Our second date was even better. Well, at least it started out that way. Joyful conversation, joyful food, joyful margaritas. We cuddled a little before the movie started, chatting happily. I remember right before the lights dimmed we were talking about The Producers. He told me how he’d seen Dick Shawn live, and how brilliant he was.

The movie was Othello – which, in retrospect, may not have been the best choice for a date movie. Yes, it scores points for being a lush, star-studded film version of a Shakespeare play. And yes, it was playing at the art cinema, which was practically a requirement for First Movie Dates of the 1990’s. But it was still Othello, with all its blinding bitter jealously, vicious manipulation, murder, and whatnot. When Harry Met Sally, it ain’t.
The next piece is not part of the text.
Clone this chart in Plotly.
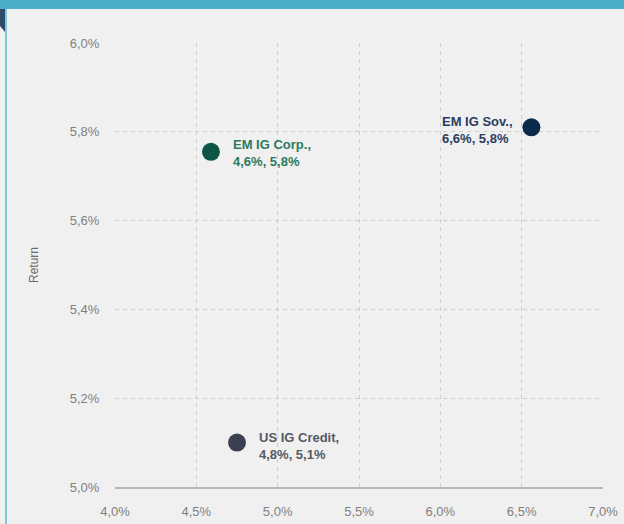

I could never be sure if it was the film’s subject matter that clouded his mood that night. Had he experienced that level of jealously himself? Or that level of manipulation? Or loss? It could just as easily have been my own chattiness about the film, and Shakespeare in general, as we walked home. Maybe the “too smart” thing alienated him. Or, just as likely, maybe my Shakespeare prattle came across as callow and naïve, illustrating our age difference in a way that hadn’t fully occurred to him until then. Or maybe he’d seen an ex-girlfriend at the theater on a date. Who could say?

But whatever the reason, something shifted significantly with him that night. He gave me a short, bearded kiss goodnight and tapped my arm playfully. But we never recovered our initial joy of each other after that.

There wasn’t a phone call for a while, which made me feel a little panicky, sad, and resentful. Valentine’s Day came and went. Eventually, I went back to The Gallery and found him at his kiosk, where I hung around like a high school girlfriend trying to chat and be breezy. I couldn’t help it. When I really like somebody, it’s puppy time! So much for Jane Austen. He made me a balloon flower – a belated Valentine’s Day gift. Sigh…

There were a few strained dates after that, and then nothing. In the end, I had to resign myself to the old familiar “maybe he’s not that into me / maybe I’m not that into him; I just want to be into somebody” refrain of the single smart girl. I was sad, of course. But it wasn’t the end of the world. It’s so easy to blame ourselves, but the fact is, dating is hard. People come with so much baggage, it’s rarely anybody’s fault when things don’t work out.

I suppose I could regard him as a “the one that got away” of sorts. But I doubt he was really “the one.” I loved the initial spark, but I barely knew the man himself. Ignorance is bliss, and sometimes an abrupt ending can be a blessing in disguise. Our brief encounter had all the joy and longevity of a balloon itself. Nothing wrong with that.